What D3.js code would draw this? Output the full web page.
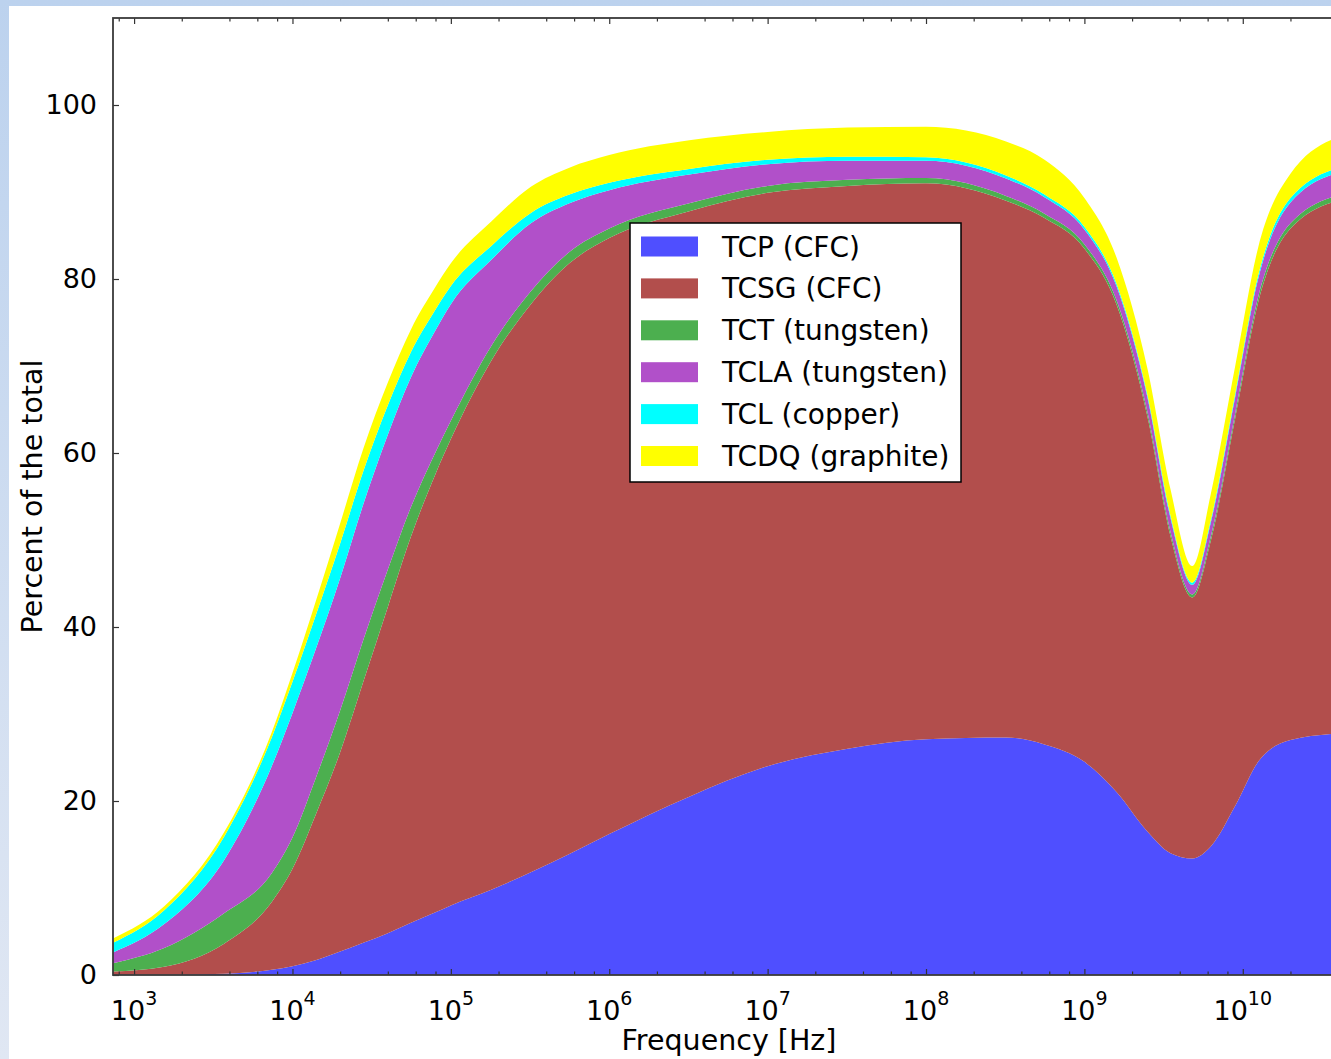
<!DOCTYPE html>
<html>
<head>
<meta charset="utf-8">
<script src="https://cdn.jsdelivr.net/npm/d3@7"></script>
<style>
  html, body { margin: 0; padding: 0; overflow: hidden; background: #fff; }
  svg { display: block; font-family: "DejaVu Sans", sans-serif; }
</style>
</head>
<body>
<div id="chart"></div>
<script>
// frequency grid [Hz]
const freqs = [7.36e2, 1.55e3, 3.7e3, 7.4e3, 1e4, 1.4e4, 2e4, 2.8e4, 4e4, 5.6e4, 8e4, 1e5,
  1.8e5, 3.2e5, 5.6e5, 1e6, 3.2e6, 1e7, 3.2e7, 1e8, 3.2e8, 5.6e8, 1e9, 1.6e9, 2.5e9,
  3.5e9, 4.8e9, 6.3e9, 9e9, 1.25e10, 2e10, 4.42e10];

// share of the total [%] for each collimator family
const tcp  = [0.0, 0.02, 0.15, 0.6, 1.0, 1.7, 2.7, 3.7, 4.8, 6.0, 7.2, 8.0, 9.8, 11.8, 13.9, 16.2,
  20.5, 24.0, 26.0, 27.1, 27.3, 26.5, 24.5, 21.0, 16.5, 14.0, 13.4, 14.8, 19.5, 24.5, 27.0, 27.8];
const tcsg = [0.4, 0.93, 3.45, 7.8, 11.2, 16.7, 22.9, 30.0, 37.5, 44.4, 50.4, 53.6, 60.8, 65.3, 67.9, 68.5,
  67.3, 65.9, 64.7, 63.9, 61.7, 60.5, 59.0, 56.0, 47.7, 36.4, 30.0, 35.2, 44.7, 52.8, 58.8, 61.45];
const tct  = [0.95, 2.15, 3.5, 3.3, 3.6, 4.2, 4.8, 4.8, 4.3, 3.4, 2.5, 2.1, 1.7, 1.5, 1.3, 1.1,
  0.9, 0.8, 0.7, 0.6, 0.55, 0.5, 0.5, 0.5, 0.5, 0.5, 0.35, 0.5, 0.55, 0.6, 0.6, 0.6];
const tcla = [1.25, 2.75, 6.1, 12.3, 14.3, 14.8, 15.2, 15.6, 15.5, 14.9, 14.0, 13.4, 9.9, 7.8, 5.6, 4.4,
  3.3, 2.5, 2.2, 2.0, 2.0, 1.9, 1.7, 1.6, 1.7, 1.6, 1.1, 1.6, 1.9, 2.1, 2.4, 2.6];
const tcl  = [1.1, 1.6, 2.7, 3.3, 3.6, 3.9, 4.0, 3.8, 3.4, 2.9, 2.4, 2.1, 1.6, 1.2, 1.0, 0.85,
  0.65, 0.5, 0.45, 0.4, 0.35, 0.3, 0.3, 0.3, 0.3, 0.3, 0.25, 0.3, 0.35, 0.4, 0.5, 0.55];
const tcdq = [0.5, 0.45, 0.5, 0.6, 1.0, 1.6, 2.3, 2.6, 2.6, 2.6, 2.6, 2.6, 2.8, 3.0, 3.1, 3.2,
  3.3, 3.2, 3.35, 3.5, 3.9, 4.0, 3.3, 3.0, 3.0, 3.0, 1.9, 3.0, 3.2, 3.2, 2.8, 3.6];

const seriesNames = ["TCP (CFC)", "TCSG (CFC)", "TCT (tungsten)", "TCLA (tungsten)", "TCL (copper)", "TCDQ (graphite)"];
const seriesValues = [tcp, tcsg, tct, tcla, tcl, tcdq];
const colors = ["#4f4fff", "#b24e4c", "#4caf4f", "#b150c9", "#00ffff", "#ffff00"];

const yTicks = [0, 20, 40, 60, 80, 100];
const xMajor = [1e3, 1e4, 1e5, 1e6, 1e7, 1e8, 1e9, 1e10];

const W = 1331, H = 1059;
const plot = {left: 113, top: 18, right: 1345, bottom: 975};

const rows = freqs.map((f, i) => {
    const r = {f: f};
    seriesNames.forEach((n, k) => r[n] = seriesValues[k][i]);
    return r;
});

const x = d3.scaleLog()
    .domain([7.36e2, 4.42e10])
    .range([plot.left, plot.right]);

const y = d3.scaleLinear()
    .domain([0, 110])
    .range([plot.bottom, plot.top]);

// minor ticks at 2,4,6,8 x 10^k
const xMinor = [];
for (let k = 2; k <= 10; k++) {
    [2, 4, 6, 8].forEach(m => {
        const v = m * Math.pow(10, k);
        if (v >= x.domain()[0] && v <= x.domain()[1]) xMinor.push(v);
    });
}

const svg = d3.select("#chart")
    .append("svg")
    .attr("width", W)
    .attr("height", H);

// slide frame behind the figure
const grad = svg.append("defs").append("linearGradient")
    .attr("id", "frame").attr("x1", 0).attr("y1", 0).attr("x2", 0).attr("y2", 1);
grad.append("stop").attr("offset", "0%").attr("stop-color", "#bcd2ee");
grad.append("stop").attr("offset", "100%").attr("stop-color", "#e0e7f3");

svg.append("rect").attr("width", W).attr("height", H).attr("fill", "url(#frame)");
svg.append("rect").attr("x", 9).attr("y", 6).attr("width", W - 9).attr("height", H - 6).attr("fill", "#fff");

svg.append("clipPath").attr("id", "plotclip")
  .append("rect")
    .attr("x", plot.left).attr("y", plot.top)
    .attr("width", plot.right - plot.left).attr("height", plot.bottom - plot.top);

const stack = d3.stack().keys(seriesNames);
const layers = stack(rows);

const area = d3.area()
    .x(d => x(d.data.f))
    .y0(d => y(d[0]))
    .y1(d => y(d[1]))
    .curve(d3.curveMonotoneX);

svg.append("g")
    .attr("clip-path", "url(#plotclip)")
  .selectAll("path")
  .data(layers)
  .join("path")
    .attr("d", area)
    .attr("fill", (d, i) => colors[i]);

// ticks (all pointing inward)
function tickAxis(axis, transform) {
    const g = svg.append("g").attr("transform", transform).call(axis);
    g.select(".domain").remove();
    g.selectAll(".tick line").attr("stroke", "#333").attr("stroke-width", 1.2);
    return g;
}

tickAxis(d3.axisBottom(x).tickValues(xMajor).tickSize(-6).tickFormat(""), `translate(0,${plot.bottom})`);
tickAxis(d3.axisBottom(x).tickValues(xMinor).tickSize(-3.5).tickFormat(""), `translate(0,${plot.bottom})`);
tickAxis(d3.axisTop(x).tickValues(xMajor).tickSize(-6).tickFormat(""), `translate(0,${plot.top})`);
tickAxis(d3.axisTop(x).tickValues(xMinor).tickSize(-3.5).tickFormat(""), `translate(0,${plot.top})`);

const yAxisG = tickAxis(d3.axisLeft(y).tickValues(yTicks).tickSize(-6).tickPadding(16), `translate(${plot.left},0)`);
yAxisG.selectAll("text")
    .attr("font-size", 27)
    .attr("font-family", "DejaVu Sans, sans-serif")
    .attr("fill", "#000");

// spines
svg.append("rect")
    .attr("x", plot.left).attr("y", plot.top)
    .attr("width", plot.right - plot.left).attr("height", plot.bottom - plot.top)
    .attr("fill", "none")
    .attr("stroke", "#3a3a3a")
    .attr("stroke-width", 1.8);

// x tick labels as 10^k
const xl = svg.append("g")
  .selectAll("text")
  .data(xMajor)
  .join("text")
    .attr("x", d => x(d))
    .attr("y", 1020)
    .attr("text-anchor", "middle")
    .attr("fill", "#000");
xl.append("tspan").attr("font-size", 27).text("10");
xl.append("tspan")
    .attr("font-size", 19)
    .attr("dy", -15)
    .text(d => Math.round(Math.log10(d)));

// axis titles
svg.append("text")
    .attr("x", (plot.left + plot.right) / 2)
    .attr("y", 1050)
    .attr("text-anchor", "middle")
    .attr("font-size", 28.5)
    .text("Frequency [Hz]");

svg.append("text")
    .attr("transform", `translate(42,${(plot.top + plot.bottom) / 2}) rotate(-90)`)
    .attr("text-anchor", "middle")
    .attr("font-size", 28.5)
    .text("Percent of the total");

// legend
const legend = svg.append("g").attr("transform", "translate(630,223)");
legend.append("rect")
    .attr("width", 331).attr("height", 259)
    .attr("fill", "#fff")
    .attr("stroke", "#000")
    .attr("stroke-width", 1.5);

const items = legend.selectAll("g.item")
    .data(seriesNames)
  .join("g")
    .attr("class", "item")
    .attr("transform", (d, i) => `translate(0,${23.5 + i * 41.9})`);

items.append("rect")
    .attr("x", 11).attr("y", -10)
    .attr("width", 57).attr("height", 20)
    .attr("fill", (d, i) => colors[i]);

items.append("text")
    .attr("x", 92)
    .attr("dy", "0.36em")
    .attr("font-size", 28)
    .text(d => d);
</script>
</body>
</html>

# EXERCISE DESCRIPTION
Begin at the top of the material above and output each line exactly, stopping after the line that holds "3.5e9, 4.8e9, 6.3e9, 9e9, 1.25e10, 2e10, 4.42e10];". Leave out pictures.

# REPLY
What D3.js code would draw this? Output the full web page.
<!DOCTYPE html>
<html>
<head>
<meta charset="utf-8">
<script src="https://cdn.jsdelivr.net/npm/d3@7"></script>
<style>
  html, body { margin: 0; padding: 0; overflow: hidden; background: #fff; }
  svg { display: block; font-family: "DejaVu Sans", sans-serif; }
</style>
</head>
<body>
<div id="chart"></div>
<script>
// frequency grid [Hz]
const freqs = [7.36e2, 1.55e3, 3.7e3, 7.4e3, 1e4, 1.4e4, 2e4, 2.8e4, 4e4, 5.6e4, 8e4, 1e5,
  1.8e5, 3.2e5, 5.6e5, 1e6, 3.2e6, 1e7, 3.2e7, 1e8, 3.2e8, 5.6e8, 1e9, 1.6e9, 2.5e9,
  3.5e9, 4.8e9, 6.3e9, 9e9, 1.25e10, 2e10, 4.42e10];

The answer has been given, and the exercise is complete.